Похожим образом обстоит дело и с общим статусом Летова, с его образом и с его ролью в истории новейшей культуры. Существует некий набор упрощенных аттестаций, выдаваемых Летову разными группами слушателей (что интересно, многие из этих людей относятся к Летову нейтрально или даже положительно). Согласно одному из адаптированных вариантов, Летов – это рок-н-ролльный беспредельщик, слишком далеко зашедший в экспериментах с наркотиками (такая интерпретация отражена в глуповатой броской формулировке «русский Джим Моррисон»). Согласно другому одностороннему взгляду, Летов, напротив, был хитроумным интеллектуалом, поп-ретранслятором философии, почерпнутой из книг, а героический рок-н-ролльный образ он специально разыгрывал, целенаправленно выстраивая свой имидж. Наконец, кому-то Летов видится прежде всего идеологом, околополитическим бунтарем и вечным революционером (те, кто воспринимает его так, обычно имеют весьма смутное представление о позднем периоде «ГО», когда Летовым были созданы едва ли не лучшие в новом столетии образцы высокой песенной лирики).
И то, и другое, и третье, конечно, имеет под собой совершенно определенные основания, но вместе с тем все это, по большому счету, мимо цели.

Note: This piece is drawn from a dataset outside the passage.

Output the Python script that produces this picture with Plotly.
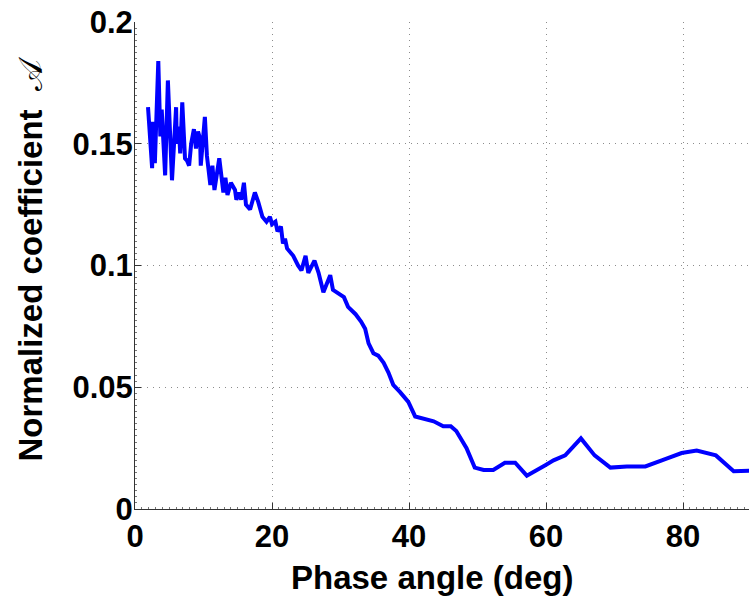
import plotly.graph_objects as go

phase_deg = [1.9, 2.5, 2.6, 2.9, 3.4, 3.7, 3.9, 4.4, 4.8, 5.1, 5.4, 6.0, 6.1, 6.4, 6.6, 6.9,
             7.3, 7.6, 7.9, 8.2, 8.6, 8.9, 9.2, 9.5, 9.6, 10.2, 10.5, 11.0, 11.3, 11.6,
             12.3, 12.9, 13.2, 13.5, 14.0, 14.6, 14.8, 15.2, 15.5, 15.9, 16.2, 16.8, 17.5,
             18.0, 18.6, 19.2, 19.7, 20.0, 20.5, 20.8, 21.3, 21.6, 21.9, 22.2, 23.1, 23.8,
             24.3, 24.9, 25.3, 26.2, 26.8, 27.5, 28.5, 28.9, 30.1, 30.5, 31.1, 32.2, 33.0,
             33.6, 34.1, 34.8, 35.5, 36.3, 37.0, 37.7, 38.7, 39.9, 40.9, 43.6, 45.0, 46.1,
             46.9, 48.4, 49.6, 50.9, 52.3, 54.0, 55.5, 57.2, 59.9, 61.1, 62.8, 65.1, 67.1,
             69.4, 71.8, 74.5, 77.4, 79.8, 82.0, 84.8, 87.4, 89.3, 90.0]
coef_A = [0.165, 0.140, 0.159, 0.142, 0.184, 0.153, 0.164, 0.137, 0.176, 0.152, 0.135, 0.165,
          0.150, 0.157, 0.146, 0.167, 0.144, 0.143, 0.141, 0.150, 0.156, 0.148, 0.155, 0.152,
          0.141, 0.161, 0.145, 0.133, 0.141, 0.131, 0.144, 0.130, 0.136, 0.129, 0.134, 0.131,
          0.127, 0.130, 0.127, 0.134, 0.125, 0.123, 0.130, 0.126, 0.120, 0.118, 0.120, 0.117,
          0.118, 0.114, 0.116, 0.109, 0.111, 0.107, 0.104, 0.100, 0.098, 0.104, 0.097, 0.102,
          0.097, 0.089, 0.096, 0.090, 0.088, 0.087, 0.083, 0.080, 0.077, 0.074, 0.068, 0.064,
          0.063, 0.060, 0.056, 0.051, 0.048, 0.044, 0.038, 0.036, 0.034, 0.034, 0.032, 0.025,
          0.017, 0.016, 0.016, 0.019, 0.019, 0.0137, 0.018, 0.020, 0.022, 0.029, 0.022, 0.017,
          0.0175, 0.0175, 0.0205, 0.023, 0.024, 0.022, 0.0155, 0.0157, 0.0158]

x_ticks = [0, 20, 40, 60, 80]
x_tick_labels = ["0", "20", "40", "60", "80"]
y_ticks = [0, 0.05, 0.1, 0.15, 0.2]
y_tick_labels = ["0", "0.05", "0.1", "0.15", "0.2"]

W, H = 749, 597
L, R, T, B = 135, 0, 22, 88
FONT = "Liberation Sans, Arial, Helvetica, sans-serif"

fig = go.Figure()
fig.add_trace(go.Scatter(x=phase_deg, y=coef_A, mode="lines",
                         line=dict(color="#0000ff", width=4), showlegend=False))

axis_common = dict(
    showline=True, linecolor="#333333", linewidth=1,
    ticks="inside", ticklen=6, tickcolor="#333333", tickwidth=1,
    showgrid=True, gridcolor="#8c8c8c", griddash="1px,5px", gridwidth=1,
    zeroline=False, mirror=False,
    tickfont=dict(family=FONT, size=31, color="black", weight="bold"),
)

fig.update_xaxes(range=[0, (W - L) / 6.85], tickvals=x_ticks, ticktext=x_tick_labels,
                 ticklabelstandoff=0,
                 minor=dict(dtick=1, ticks="inside", ticklen=2, tickcolor="#777777", showgrid=False),
                 **axis_common)
fig.update_yaxes(range=[0, 0.2], tickvals=y_ticks, ticktext=y_tick_labels,
                 ticklabelstandoff=-5,
                 minor=dict(dtick=0.0025, ticks="inside", ticklen=2, tickcolor="#777777", showgrid=False),
                 **axis_common)

fig.add_annotation(text="<b>Phase angle (deg)</b>", xref="paper", yref="paper",
                   x=(432 - L) / (W - L - R), y=-(577 - (H - B)) / (H - T - B),
                   xanchor="center", yanchor="middle", showarrow=False,
                   font=dict(family=FONT, size=33, color="black"))
fig.add_annotation(text="<b>Normalized coefficient</b>  <span style='font-family:DejaVu Serif'>𝒜</span>",
                   xref="paper", yref="paper",
                   x=-(L - 30) / (W - L - R), y=0.5 + (265 - 259) / (H - T - B),
                   xanchor="center", yanchor="middle", showarrow=False, textangle=-90,
                   font=dict(family=FONT, size=33, color="black"))

fig.update_layout(width=W, height=H, margin=dict(l=L, r=R, t=T, b=B),
                  paper_bgcolor="white", plot_bgcolor="white")

fig.write_html("out.html", config={"displayModeBar": False},
               post_script="document.body.style.margin='0';")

Не претендуя на исчерпывающие характеристики, скажем банальную, но неочевидную для многих вещь: истинным призванием Летова были музыка и поэзия, и в этих сферах он достиг высот, на которые не поднимался почти никто из его соотечественников-современников. Самые крайние и сомнительные его высказывания звучали органично и осмысленно именно потому, что их произносил большой поэт, удивительный композитор и феноменальный исполнитель. Не обладай он уникальным песенным даром, думающая молодежь вряд ли увидела бы в нем самобытного мыслителя (это не значит, что он таковым не был, но без песен его философские выкладки были бы известны куда меньшему количеству людей). Поэтическая компания Летова – Введенский, Хлебников, Маяковский и Ницше, а музыкальная – как минимум лучшие советские композиторы. (Не будем забывать, кстати, что Летовым написано множество непесенных поэтических текстов, в которых он предстает, пожалуй, одним из лучших русских верлибристов). Данная картина систематически затемнялась и смазывалась целым рядом обстоятельств, включая сбивающий с толку субкультурный контекст и своеобразное качество записей. Но время, будем надеяться, постепенно внесет недостающую ясность.
Пять лет со дня смерти – дата промежуточная, и в том, что в сегодняшних новостных лентах имя Летова отсутствует, нет, объективно говоря, ничего удивительного. А вот в следующем году Летову исполняется полвека (он родился в 1964-м) – посмотрим, как будет выглядеть этот юбилей.